Please transcribe the data that follows without the pictures, keeping every word the same.

Provided material
.....
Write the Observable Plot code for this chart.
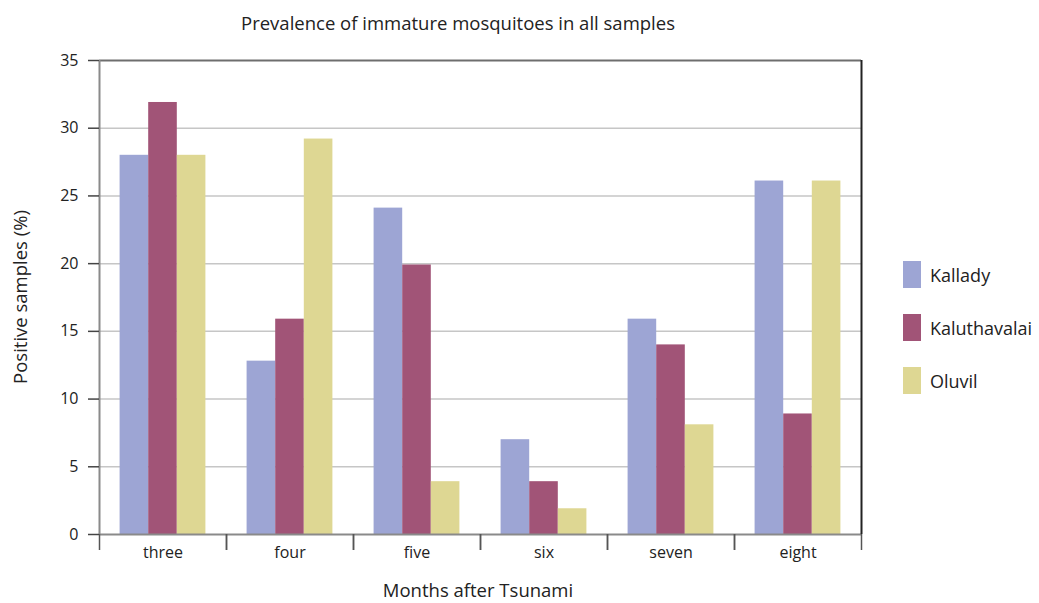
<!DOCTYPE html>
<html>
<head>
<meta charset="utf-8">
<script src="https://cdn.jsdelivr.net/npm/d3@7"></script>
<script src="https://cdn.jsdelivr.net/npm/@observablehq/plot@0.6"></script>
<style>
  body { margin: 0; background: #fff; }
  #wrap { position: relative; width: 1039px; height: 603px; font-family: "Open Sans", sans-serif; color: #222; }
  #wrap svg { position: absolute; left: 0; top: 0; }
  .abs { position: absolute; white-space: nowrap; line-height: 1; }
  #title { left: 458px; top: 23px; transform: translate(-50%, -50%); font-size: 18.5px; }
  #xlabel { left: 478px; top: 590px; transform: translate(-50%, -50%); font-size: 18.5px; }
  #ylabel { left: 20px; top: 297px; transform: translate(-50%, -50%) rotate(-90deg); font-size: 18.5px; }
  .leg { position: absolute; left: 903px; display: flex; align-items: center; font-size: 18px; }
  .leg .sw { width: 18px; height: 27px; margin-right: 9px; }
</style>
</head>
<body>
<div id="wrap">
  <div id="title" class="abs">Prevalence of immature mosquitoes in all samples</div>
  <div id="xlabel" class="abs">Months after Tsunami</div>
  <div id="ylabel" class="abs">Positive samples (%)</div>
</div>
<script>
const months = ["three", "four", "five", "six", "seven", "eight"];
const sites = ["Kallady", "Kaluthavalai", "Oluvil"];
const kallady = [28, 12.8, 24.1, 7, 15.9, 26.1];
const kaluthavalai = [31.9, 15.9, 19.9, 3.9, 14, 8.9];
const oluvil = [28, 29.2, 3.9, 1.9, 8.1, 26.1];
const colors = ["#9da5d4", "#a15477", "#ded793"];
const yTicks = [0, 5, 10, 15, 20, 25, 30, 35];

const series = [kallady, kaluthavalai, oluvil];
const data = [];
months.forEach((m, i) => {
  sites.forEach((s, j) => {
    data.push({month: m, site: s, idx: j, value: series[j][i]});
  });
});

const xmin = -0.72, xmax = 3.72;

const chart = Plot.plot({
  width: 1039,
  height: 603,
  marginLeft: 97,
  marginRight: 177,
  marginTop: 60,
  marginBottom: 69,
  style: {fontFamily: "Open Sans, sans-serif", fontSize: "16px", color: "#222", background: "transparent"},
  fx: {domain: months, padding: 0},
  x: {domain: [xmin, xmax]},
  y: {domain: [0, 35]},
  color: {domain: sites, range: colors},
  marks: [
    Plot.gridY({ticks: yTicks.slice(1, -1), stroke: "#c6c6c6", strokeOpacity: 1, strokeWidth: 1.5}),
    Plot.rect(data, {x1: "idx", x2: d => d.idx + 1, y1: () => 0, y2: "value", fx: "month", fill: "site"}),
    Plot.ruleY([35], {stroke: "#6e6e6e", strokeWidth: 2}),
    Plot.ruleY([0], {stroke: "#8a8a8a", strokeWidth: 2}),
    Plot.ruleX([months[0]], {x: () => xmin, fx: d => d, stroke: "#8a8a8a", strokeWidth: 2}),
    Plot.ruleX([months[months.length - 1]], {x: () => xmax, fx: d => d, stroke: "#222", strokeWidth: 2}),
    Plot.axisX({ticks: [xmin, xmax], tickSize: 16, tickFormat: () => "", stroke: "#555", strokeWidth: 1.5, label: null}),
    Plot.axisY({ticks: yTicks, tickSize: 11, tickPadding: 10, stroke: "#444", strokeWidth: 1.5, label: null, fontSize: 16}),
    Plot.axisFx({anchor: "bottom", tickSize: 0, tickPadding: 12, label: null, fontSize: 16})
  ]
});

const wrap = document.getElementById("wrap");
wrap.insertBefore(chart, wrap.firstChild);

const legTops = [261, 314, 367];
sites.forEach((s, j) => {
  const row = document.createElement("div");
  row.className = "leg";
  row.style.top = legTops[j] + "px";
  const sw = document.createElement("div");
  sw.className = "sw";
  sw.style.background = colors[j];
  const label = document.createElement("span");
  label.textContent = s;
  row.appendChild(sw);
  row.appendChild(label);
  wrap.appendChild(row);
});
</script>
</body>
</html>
.....
Result of the task
Write the Observable Plot code for this chart.
<!DOCTYPE html>
<html>
<head>
<meta charset="utf-8">
<script src="https://cdn.jsdelivr.net/npm/d3@7"></script>
<script src="https://cdn.jsdelivr.net/npm/@observablehq/plot@0.6"></script>
<style>
  body { margin: 0; background: #fff; }
  #wrap { position: relative; width: 1039px; height: 603px; font-family: "Open Sans", sans-serif; color: #222; }
  #wrap svg { position: absolute; left: 0; top: 0; }
  .abs { position: absolute; white-space: nowrap; line-height: 1; }
  #title { left: 458px; top: 23px; transform: translate(-50%, -50%); font-size: 18.5px; }
  #xlabel { left: 478px; top: 590px; transform: translate(-50%, -50%); font-size: 18.5px; }
  #ylabel { left: 20px; top: 297px; transform: translate(-50%, -50%) rotate(-90deg); font-size: 18.5px; }
  .leg { position: absolute; left: 903px; display: flex; align-items: center; font-size: 18px; }
  .leg .sw { width: 18px; height: 27px; margin-right: 9px; }
</style>
</head>
<body>
<div id="wrap">
  <div id="title" class="abs">Prevalence of immature mosquitoes in all samples</div>
  <div id="xlabel" class="abs">Months after Tsunami</div>
  <div id="ylabel" class="abs">Positive samples (%)</div>
</div>
<script>
const months = ["three", "four", "five", "six", "seven", "eight"];
const sites = ["Kallady", "Kaluthavalai", "Oluvil"];
const kallady = [28, 12.8, 24.1, 7, 15.9, 26.1];
const kaluthavalai = [31.9, 15.9, 19.9, 3.9, 14, 8.9];
const oluvil = [28, 29.2, 3.9, 1.9, 8.1, 26.1];
const colors = ["#9da5d4", "#a15477", "#ded793"];
const yTicks = [0, 5, 10, 15, 20, 25, 30, 35];

const series = [kallady, kaluthavalai, oluvil];
const data = [];
months.forEach((m, i) => {
  sites.forEach((s, j) => {
    data.push({month: m, site: s, idx: j, value: series[j][i]});
  });
});

const xmin = -0.72, xmax = 3.72;

const chart = Plot.plot({
  width: 1039,
  height: 603,
  marginLeft: 97,
  marginRight: 177,
  marginTop: 60,
  marginBottom: 69,
  style: {fontFamily: "Open Sans, sans-serif", fontSize: "16px", color: "#222", background: "transparent"},
  fx: {domain: months, padding: 0},
  x: {domain: [xmin, xmax]},
  y: {domain: [0, 35]},
  color: {domain: sites, range: colors},
  marks: [
    Plot.gridY({ticks: yTicks.slice(1, -1), stroke: "#c6c6c6", strokeOpacity: 1, strokeWidth: 1.5}),
    Plot.rect(data, {x1: "idx", x2: d => d.idx + 1, y1: () => 0, y2: "value", fx: "month", fill: "site"}),
    Plot.ruleY([35], {stroke: "#6e6e6e", strokeWidth: 2}),
    Plot.ruleY([0], {stroke: "#8a8a8a", strokeWidth: 2}),
    Plot.ruleX([months[0]], {x: () => xmin, fx: d => d, stroke: "#8a8a8a", strokeWidth: 2}),
    Plot.ruleX([months[months.length - 1]], {x: () => xmax, fx: d => d, stroke: "#222", strokeWidth: 2}),
    Plot.axisX({ticks: [xmin, xmax], tickSize: 16, tickFormat: () => "", stroke: "#555", strokeWidth: 1.5, label: null}),
    Plot.axisY({ticks: yTicks, tickSize: 11, tickPadding: 10, stroke: "#444", strokeWidth: 1.5, label: null, fontSize: 16}),
    Plot.axisFx({anchor: "bottom", tickSize: 0, tickPadding: 12, label: null, fontSize: 16})
  ]
});

const wrap = document.getElementById("wrap");
wrap.insertBefore(chart, wrap.firstChild);

const legTops = [261, 314, 367];
sites.forEach((s, j) => {
  const row = document.createElement("div");
  row.className = "leg";
  row.style.top = legTops[j] + "px";
  const sw = document.createElement("div");
  sw.className = "sw";
  sw.style.background = colors[j];
  const label = document.createElement("span");
  label.textContent = s;
  row.appendChild(sw);
  row.appendChild(label);
  wrap.appendChild(row);
});
</script>
</body>
</html>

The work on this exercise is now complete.